Here are some essential questions you should ask your air-source heat pump installer before your system is put in:


Did you perform a heat load calculation to determine the sizing of the system?  

Many installers size systems using general rules and their experience. If you are installing an air-source heat pump to serve as your primary or only source of heat, it is important that the system be well designed; a heat load calculation for your specific home is an important tool in selecting the right equipment.

Where will you mount the outdoor unit(s) and how? Will exterior piping be visible? If so, what type of covering will you use?

Make sure you understand and are comfortable with the location of the outdoor units. If there will be exterior piping on your house, installers have different options to cover it up so that it looks like a downspout.

What type of indoor units do you recommend, where will they be located, and why? 

Make sure you understand where the indoor units will be placed and whether this matches your goals for your heat pump project and how you use the space.

How will the controls and thermostat be set up?  

Ask your installer to explain the thermostat and controls for your system. This is especially important if your installer is putting in integrated controls that operate your heat pump system and a backup heating source together. Additionally, many wall-mounted ductless units have the thermostat in the heat pump indoor unit; a separate thermostat installed at chest height would more accurately sense the temperature in the living space.


What is the installation price and what incentives may be available? Who will apply for these incentives?  

Make sure that you understand upfront who will apply for any incentives that you are pursuing and when you need to apply (before vs. after installation).

Aside from annual electricity costs, what other annual costs can I expect (such as regular maintenance or parts)?

MassCEC suggests that you have your heat pumps inspected and cleaned every one to two years. Ask if your contractor performs routine maintenance or if they have someone that they recommend.


How far in advance can we plan the installation and how long does the installation take?

Be sure to communicate if you have particular time constraints and get a sense when your installer will be available to do the installation. Summer is the busiest time of the year for air-source heat pump installers and many installers have some delays during the summer season.

What should I do to prepare for the installation?

Make sure you understand from your installer if there is anything you need to do to prepare to have them working in your home.

Quality Assurance

Do you provide a warranty for the systems you install? What are the different warranty options?

Make sure you understand what is covered by any warranty offered by your contractor (i.e., equipment, labor, or both).
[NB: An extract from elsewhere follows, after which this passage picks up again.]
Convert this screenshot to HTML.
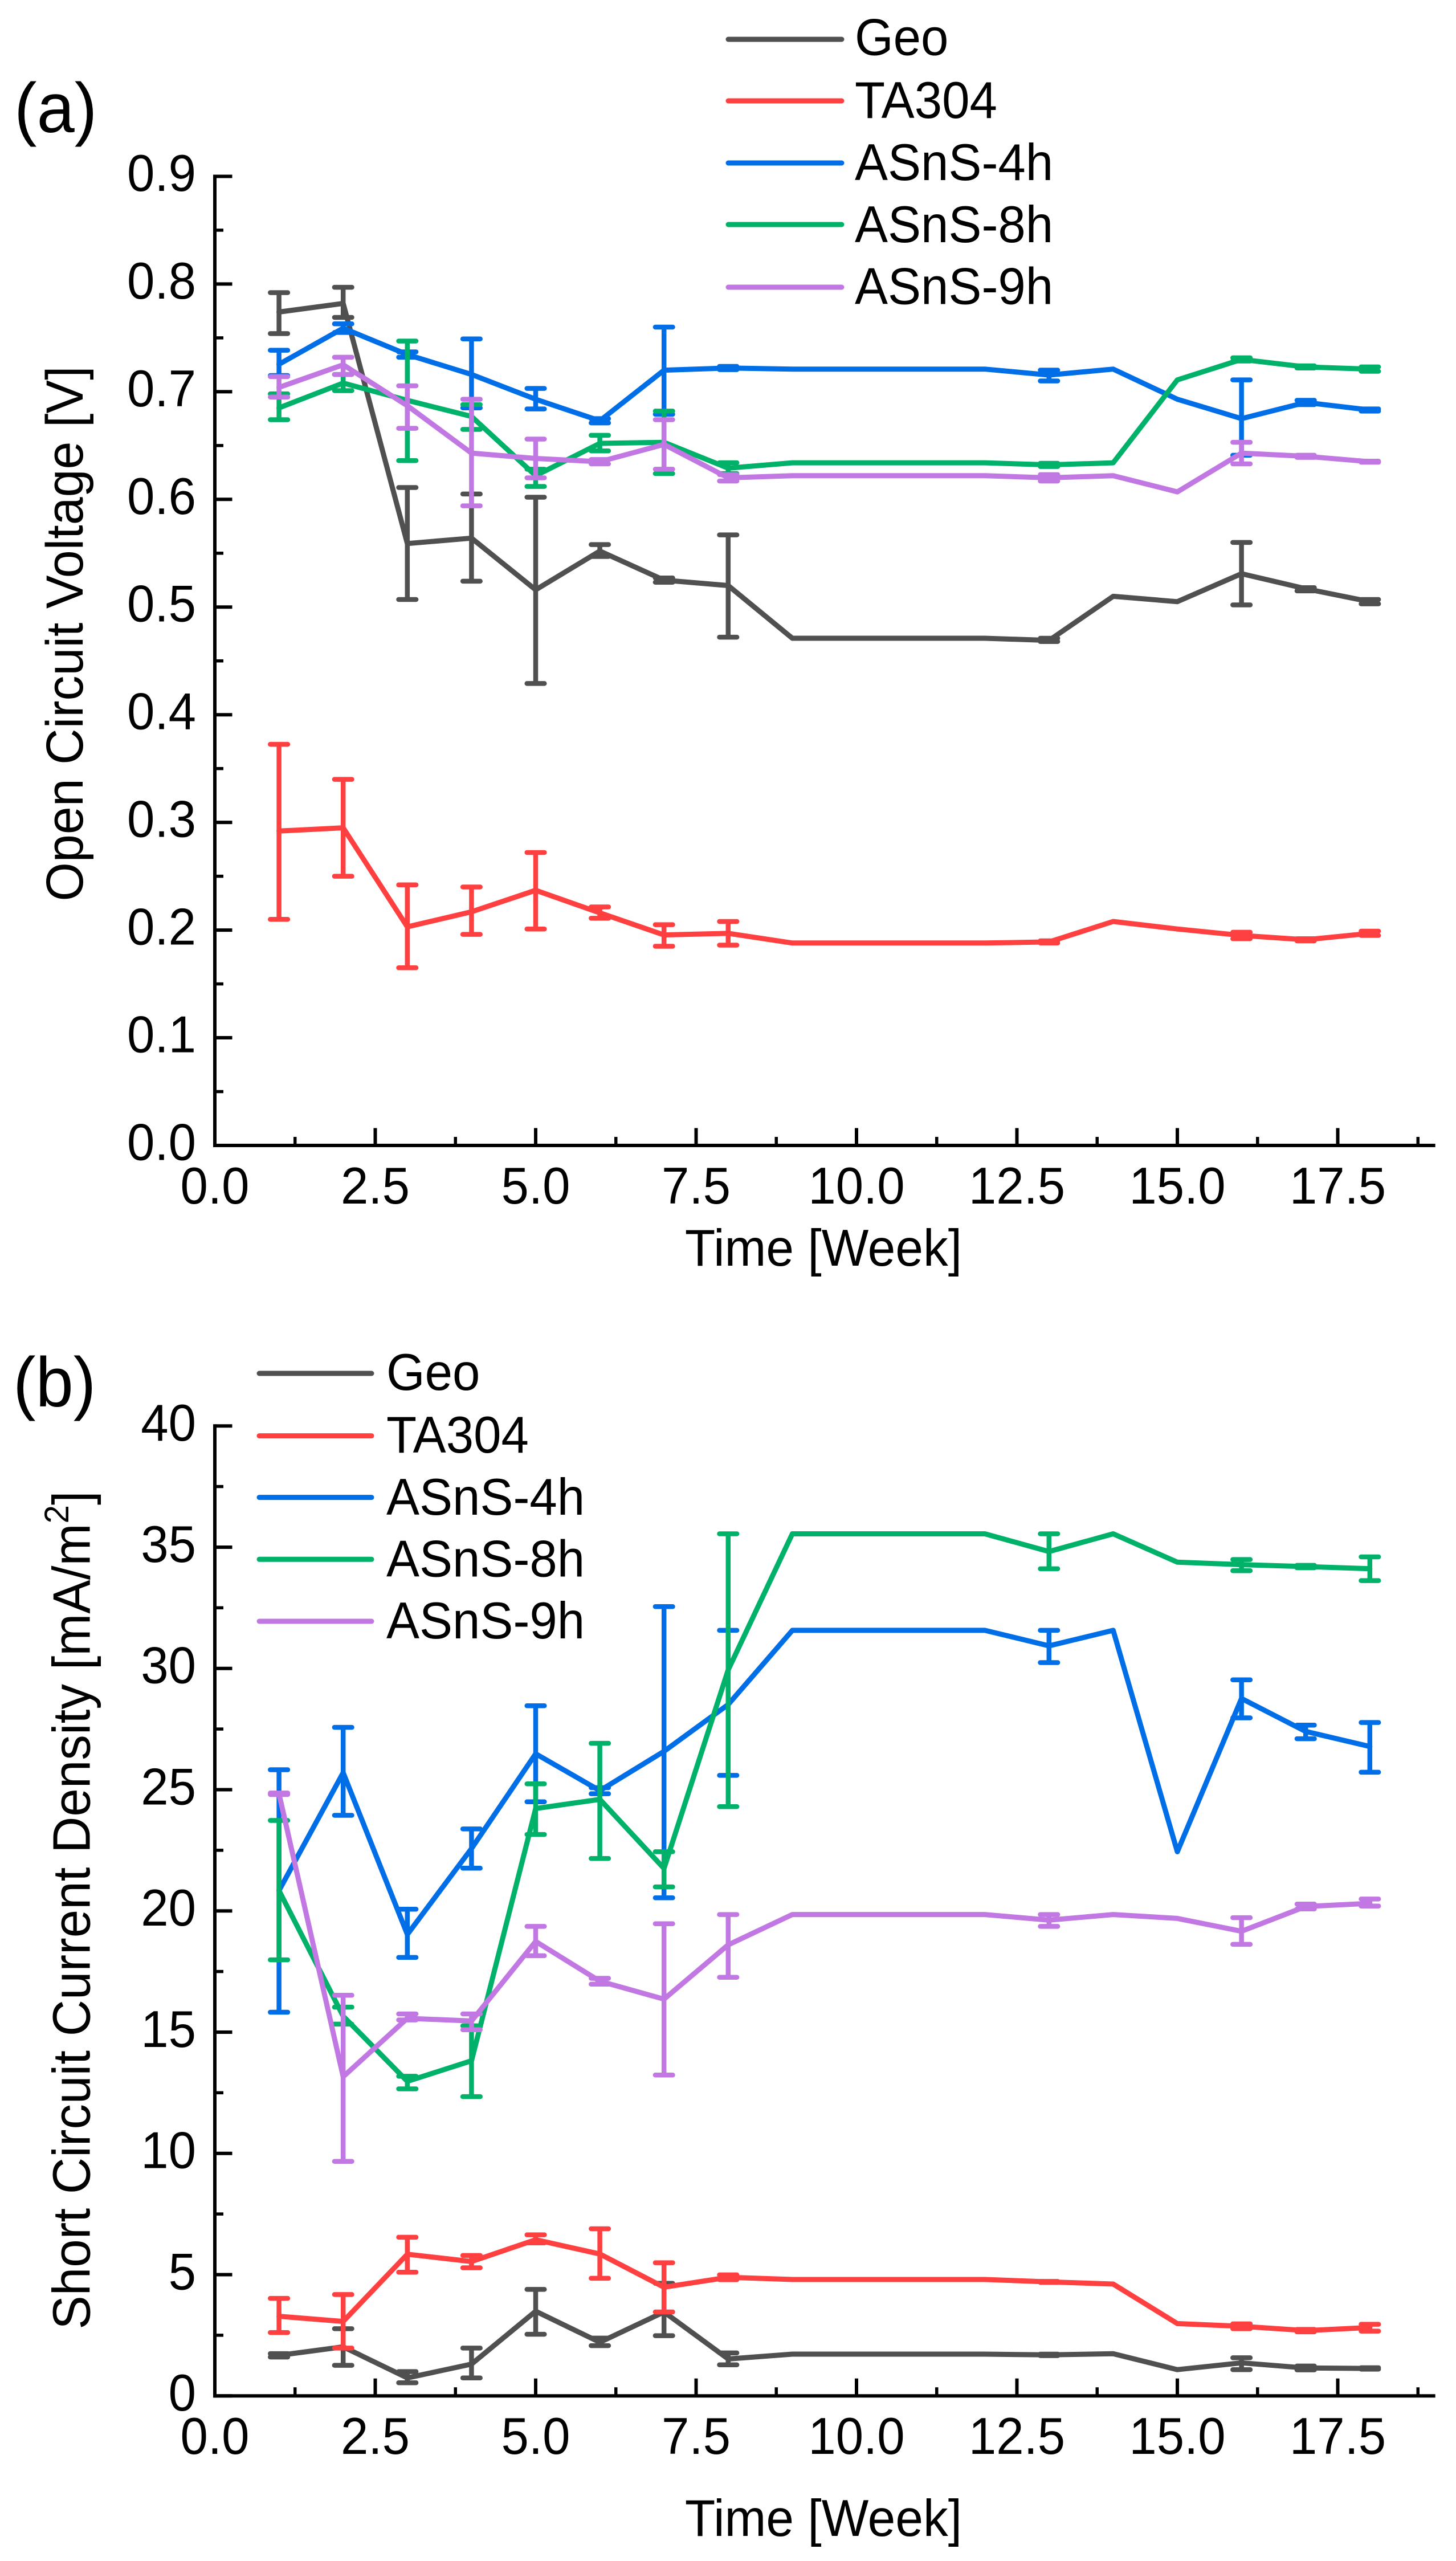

Have you participated in manufacturer training for the systems you would install, and can you provide references from previous customers?  

As with any home improvement project, it is important to ensure that your installer has the right training and a good track record with past customers.

(If you are aiming to have a whole-home system installed) How many other whole-home air-source heat pump projects have you completed?

As with any home improvement project, it is important to ensure that a contractor has experience doing similar work. Ask for three references for other customers who’ve had whole-home air-source heat pumps installed and email/call those references to inquire about their satisfaction with the installer.

Will you hire subcontractors to complete portions of the project? If so, what will they do? What are the names of these companies and how long have you worked with them?

Many air-source heat pump installers sub-contract the electrical work. Some will even allow the homeowner to select their own electrician.

Will you provide training for me on how to properly operate and maintain the system (i.e., thermostat settings, cleaning air filters)?  

Air-source heat pumps are relatively simple to operate, but there are a few differences compared to other heating systems, and your installer should be a good educational resource.

To find air-source heat pumps that are certified as cold climate heat pumps, look at NEEP’s Cold Climate Air Source Heat Pump List.